What differentiates modern designer board games from traditional games is that they incorporate the element of uncertainty without reducing the game to pure luck.
Do not pass go
In games such as Power Grid, Settlers of Catan or 7 Wonders there is never a “break in play”, it is always your turn to play as you are forced to constantly re-assess your position as well as the position of your multiple competitors.
Predictions about the future are being imagined on every turn as you attempt to predict supply and demand of the resources in play and how these will affect your own position.
Success does not follow a linear path to victory as in many of the games there are several strategies which one can adopt to secure a win. Also the game situation may require a player to abandon a starting strategy for more profitable one because of competitors or unforeseen events.
Raw calculation and problem solving remains an advantage but the winners are ultimately those who are able to adapt and change strategy fast enough and do so at the optimal times during the game.
In the 21st Century, play is not a stranger to the boardroom. Companies such as Lego have already assisted executives in serious play to enhance innovation and business performance.
Perhaps then it is a worthwhile investment to spend some money on a board game for the office and get your team involved in meaningful play.
The time invested may well result in some new perspective and more innovative solutions for the future as play develops such adaptive capacity, creative problem solving and risk management.
As a student of future studies, I am convinced that learning the ability to build an adaptive culture in our organisations will become a pre-requisite for success in every industry.

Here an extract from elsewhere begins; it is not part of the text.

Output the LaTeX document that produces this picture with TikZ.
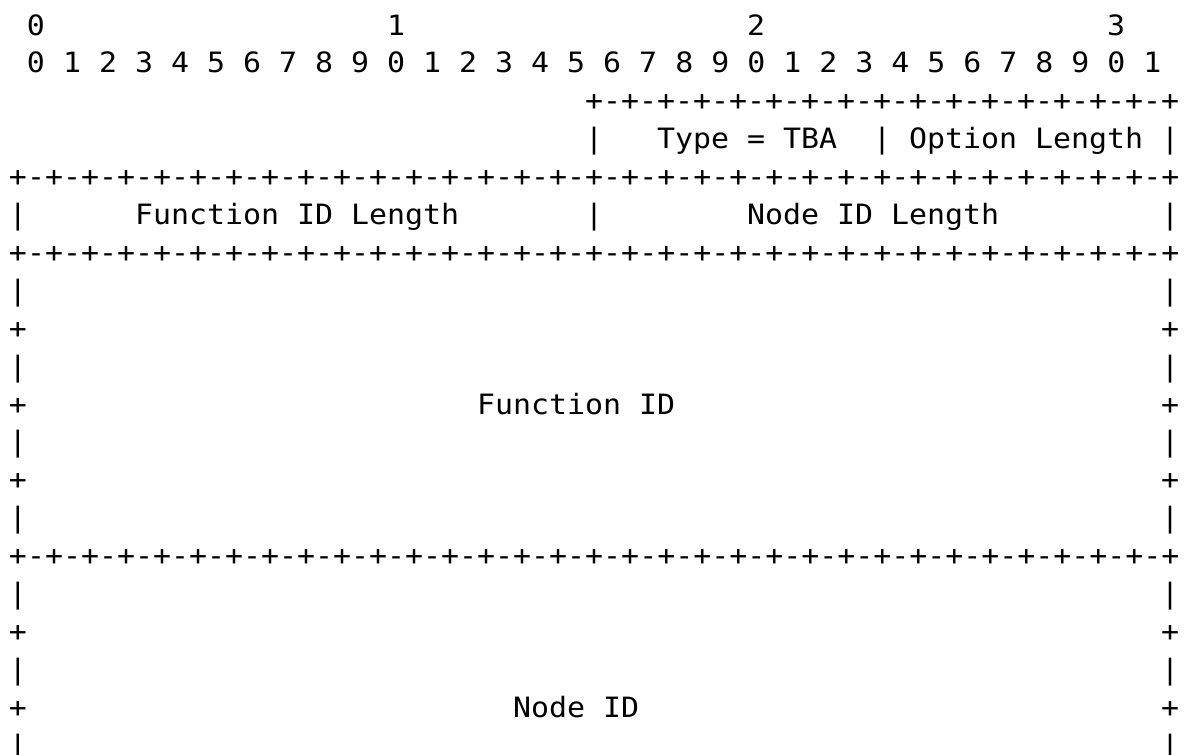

Change simply is, and organisations need to learn to thrive in complexity. Understanding the future as a complexity is already a step in the right direction as it makes room for pattern and understanding to emerge amid what appears to be chaos.
Unravelling the patterns and leveraging them or disrupting them is how leaders can create new value for our organisations.
Business is but a board game
In leading Bottomup over the past six years, I have noticed how organisational life-cycles are parallel to those in the modern board game. How do you deal with a funding cut?
What strategies should the organisation invest or disinvest in? How do you negotiate deals that add value to the organisation but still seem attractive to others? These questions among others are what serious play help us to wrestle with safely.
Board games allow us to practice the kind of situational analysis that can improve the way we think and act in everyday life. They allow us to practice within the safety and boundaries of the game itself – free of the hurt, pain and violence that real life consequences may dish out to us.